Love and protection. Both Cele and Bernice, in their own ways, sought love and safety, often turning to white men. Their choices, though "far more fraught" than the author's, ultimately brought them a "measure of acceptance, and even happiness." Despite their "confusing, broken ways," they protected their culture "as best we could, passing it along to our children whenever possible," ensuring the survival of Ojibwe ways even amidst assimilationist pressures.
9. Healing Requires Truth, Accountability, and a Return to Indigenous Ways
Before reconciling with the U.S. government we need to reconcile among ourselves first.
Beyond individual healing. The "healing question" often places the burden solely on Indigenous individuals and communities, overlooking the "broader nature of oppression and the structures that created hardship." Effective healing requires "several giant steps upstream," addressing structural violence, poverty, and lack of access to safe housing and healthcare, which are "barriers to healing from past traumatic experiences."
Culturally responsive interventions. Mainstream mental health services, often based on "evidence-based practices" (EBP), have been largely unsuccessful among Indigenous peoples due to "structural racism" embedded in their measures. Programs like Alaska's Calricaraq (Healthy Living), rooted in Yup'ik culture and traditional teachings, offer a different path. These interventions, guided by elders and "heart skills that can't be learned from books," focus on "transformative healing" through spirituality, ceremony, and community.
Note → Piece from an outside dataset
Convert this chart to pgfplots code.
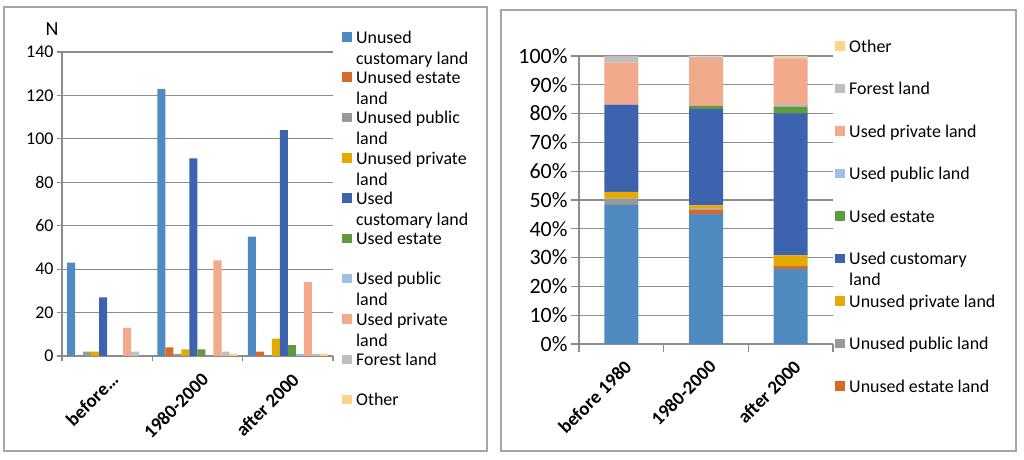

Accountability from institutions. True reconciliation demands "a thorough accounting of what happened from the perspective of those who were harmed." This includes the U.S. government honoring its treaties and legislation, and churches providing transparency, access to records, and reparations. The APA's apology for its role in "promoting, perpetuating, and failing to challenge racism" in boarding schools signals a growing recognition that Western mental health science "has much to learn from Indians."
10. The Jingle Dress: A Symbol of Healing, Resilience, and Ojibwe Identity
As the daughter of an Ojibwe woman and a white father, however, I am often torn by paradoxical desires to at once order and classify life while accepting and celebrating its great mystery.
A spiritual calling. The author's journey culminates in the unconscious act of building a jingle dress, a "dress of exploding sound" in Ojibwe. This project, undertaken without conscious decision, became a "complex project without any conscious memory of deciding to begin," a "vague directive from the universe" that would reveal its "greater purpose later." The jingle dress, originating from an Ojibwe father's dream to heal his daughter from the Spanish flu, symbolizes women's healing power and resilience.
Sewing salvation. The dress, with its 365 jingles, one for each day of the year, became a tangible representation of her family's story and her own healing. It was a way to process her mother's "trauma spirit," which "relentlessly demands my energy and attention." The act of sewing, a skill taught by her mother, became a "ceremony" to address the "confusing anger and fear she passed on to me," transforming her "pathological behavior" into a source of understanding and forgiveness.
Dancing for the ancestors. At the Bad River Manoomin Harvest festival, the author danced in her jingle dress, a celebration of being an Anishinaabekwe (Ojibwe woman). This dance, performed for her mother who could never have dreamed of such an act, was a powerful statement of survival and flourishing. Amidst the ruins of the Sister School, barely visible among the weeds, the drumbeats and the laughter of her people affirmed that their "joy in being human together has survived the white man's efforts to extinguish this essential part of Ojibwe nature."